Problem →
Look through the listing and locate every line containing the word "image"; copy those lines.

Given records →
==============================
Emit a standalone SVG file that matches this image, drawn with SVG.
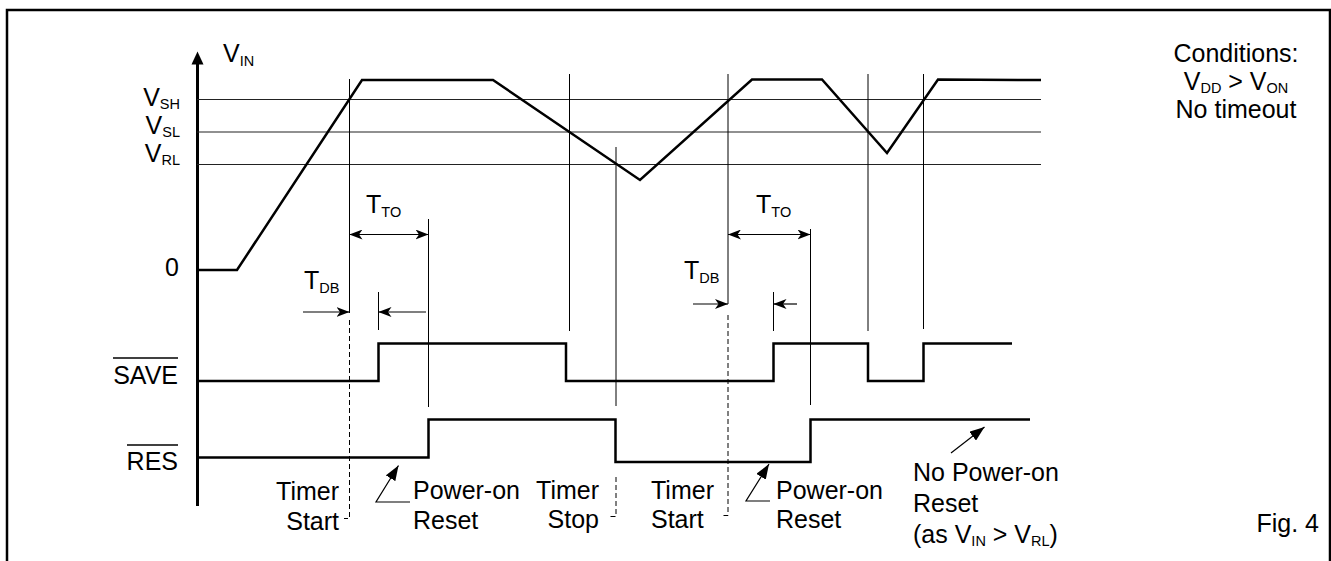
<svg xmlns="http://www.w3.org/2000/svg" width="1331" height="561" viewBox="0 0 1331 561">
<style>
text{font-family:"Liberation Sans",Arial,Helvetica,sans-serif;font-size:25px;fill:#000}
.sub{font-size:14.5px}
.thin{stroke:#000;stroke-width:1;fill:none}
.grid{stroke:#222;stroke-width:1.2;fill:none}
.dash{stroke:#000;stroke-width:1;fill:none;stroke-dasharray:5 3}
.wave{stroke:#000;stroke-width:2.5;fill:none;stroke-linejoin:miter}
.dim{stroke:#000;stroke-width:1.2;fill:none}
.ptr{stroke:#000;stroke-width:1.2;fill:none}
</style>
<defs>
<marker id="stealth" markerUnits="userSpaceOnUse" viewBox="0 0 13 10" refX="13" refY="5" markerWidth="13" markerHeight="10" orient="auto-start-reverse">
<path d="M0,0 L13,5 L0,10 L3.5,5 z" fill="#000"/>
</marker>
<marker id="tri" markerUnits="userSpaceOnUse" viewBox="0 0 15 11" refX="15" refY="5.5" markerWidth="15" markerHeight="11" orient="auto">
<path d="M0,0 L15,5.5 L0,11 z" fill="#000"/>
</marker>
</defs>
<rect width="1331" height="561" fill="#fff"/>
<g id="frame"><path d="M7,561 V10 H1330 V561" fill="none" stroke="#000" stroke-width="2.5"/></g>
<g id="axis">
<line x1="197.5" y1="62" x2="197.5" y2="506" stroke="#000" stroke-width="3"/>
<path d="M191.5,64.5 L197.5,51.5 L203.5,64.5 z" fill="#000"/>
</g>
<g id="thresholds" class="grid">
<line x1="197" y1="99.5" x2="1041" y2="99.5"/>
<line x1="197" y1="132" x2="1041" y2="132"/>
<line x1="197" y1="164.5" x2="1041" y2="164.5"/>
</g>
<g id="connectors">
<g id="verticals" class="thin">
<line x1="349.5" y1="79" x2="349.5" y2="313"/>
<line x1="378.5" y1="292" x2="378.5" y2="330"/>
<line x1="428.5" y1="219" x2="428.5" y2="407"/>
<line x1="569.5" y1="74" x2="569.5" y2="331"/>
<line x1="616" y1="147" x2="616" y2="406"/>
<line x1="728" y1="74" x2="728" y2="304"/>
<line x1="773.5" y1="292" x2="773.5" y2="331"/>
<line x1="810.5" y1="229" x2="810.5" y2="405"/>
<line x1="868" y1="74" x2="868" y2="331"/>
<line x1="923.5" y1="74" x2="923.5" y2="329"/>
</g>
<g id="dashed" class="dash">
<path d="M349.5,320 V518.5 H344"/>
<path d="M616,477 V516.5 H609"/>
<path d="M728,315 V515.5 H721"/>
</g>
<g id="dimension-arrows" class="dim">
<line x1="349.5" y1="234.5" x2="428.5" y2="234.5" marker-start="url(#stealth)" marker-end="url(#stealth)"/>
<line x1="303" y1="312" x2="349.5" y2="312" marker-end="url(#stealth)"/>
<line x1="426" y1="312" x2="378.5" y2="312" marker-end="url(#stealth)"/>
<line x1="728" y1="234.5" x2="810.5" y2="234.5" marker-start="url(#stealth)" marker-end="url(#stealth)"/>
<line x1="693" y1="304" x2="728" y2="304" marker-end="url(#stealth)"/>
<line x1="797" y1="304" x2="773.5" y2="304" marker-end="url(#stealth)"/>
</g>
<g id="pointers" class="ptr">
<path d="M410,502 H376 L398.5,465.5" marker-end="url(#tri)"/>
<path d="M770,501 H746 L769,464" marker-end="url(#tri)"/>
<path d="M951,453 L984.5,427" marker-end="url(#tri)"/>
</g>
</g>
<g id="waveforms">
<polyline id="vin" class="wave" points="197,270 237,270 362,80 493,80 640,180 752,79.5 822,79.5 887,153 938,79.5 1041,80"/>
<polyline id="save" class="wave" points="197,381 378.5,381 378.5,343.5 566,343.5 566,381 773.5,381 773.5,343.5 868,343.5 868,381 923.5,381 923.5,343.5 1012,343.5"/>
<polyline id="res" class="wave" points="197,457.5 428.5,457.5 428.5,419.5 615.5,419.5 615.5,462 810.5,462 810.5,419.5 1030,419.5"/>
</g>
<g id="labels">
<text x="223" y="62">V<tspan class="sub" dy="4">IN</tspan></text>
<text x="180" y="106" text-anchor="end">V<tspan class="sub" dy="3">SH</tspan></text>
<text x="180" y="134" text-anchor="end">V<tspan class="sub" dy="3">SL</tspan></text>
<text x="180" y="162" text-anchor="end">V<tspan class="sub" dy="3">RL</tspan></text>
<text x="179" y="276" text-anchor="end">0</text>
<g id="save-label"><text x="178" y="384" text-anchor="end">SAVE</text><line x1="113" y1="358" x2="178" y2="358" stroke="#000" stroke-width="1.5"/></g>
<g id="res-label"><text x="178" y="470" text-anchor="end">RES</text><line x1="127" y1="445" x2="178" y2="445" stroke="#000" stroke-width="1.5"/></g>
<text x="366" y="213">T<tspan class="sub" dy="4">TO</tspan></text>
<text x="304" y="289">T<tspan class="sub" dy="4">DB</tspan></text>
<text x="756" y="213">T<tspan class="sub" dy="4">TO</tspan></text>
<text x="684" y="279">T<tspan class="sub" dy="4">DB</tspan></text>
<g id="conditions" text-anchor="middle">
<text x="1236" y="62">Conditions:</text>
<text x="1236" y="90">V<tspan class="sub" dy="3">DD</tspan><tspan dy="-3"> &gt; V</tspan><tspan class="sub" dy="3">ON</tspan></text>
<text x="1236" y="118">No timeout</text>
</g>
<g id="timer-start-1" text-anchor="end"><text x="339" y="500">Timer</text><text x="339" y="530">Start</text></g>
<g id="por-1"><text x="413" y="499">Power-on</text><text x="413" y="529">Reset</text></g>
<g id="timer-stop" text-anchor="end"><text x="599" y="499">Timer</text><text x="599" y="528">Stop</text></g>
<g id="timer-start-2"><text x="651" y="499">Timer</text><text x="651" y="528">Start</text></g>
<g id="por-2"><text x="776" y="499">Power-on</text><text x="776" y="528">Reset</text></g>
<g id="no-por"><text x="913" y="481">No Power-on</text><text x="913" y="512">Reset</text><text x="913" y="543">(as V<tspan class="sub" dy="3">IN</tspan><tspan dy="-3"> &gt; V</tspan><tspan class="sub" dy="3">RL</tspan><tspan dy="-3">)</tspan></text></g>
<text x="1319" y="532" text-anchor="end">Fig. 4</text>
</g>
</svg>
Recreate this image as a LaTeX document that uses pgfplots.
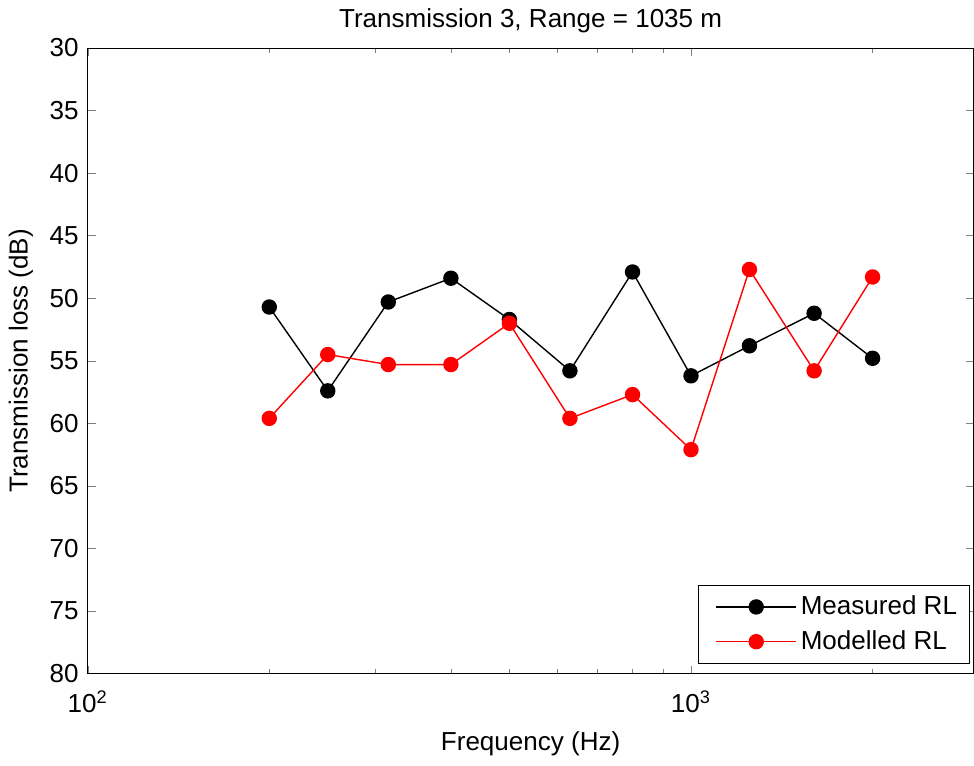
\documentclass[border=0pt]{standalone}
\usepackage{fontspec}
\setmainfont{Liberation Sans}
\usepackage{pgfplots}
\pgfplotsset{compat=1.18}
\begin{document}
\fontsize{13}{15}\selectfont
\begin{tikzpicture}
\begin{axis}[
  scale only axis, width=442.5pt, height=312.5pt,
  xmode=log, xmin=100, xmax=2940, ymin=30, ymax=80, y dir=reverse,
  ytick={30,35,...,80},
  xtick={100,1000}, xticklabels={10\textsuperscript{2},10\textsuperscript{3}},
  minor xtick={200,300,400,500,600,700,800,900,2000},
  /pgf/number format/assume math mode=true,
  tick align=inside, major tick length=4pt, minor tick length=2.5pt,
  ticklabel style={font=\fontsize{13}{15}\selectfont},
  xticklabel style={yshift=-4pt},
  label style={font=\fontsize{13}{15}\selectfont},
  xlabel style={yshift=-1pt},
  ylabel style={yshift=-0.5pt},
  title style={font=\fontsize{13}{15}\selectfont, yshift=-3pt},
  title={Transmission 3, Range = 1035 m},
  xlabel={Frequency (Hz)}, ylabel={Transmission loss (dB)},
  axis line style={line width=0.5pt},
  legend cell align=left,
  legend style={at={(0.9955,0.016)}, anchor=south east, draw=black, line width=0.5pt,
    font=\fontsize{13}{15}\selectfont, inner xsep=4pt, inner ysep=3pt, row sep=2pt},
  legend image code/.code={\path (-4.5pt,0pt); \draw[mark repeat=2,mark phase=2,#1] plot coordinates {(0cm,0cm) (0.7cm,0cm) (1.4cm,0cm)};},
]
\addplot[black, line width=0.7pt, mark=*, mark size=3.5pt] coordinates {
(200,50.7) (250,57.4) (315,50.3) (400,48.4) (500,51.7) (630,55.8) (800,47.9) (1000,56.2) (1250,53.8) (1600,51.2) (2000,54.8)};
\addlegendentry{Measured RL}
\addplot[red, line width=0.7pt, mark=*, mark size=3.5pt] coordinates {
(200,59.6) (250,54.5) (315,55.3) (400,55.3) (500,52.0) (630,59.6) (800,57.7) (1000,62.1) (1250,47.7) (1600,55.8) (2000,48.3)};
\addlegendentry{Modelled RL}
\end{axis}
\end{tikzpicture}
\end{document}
==============================
Result →
Emit a standalone SVG file that matches this image, drawn with SVG.
Recreate this image as a LaTeX document that uses pgfplots.
  legend image code/.code={\path (-4.5pt,0pt); \draw[mark repeat=2,mark phase=2,#1] plot coordinates {(0cm,0cm) (0.7cm,0cm) (1.4cm,0cm)};},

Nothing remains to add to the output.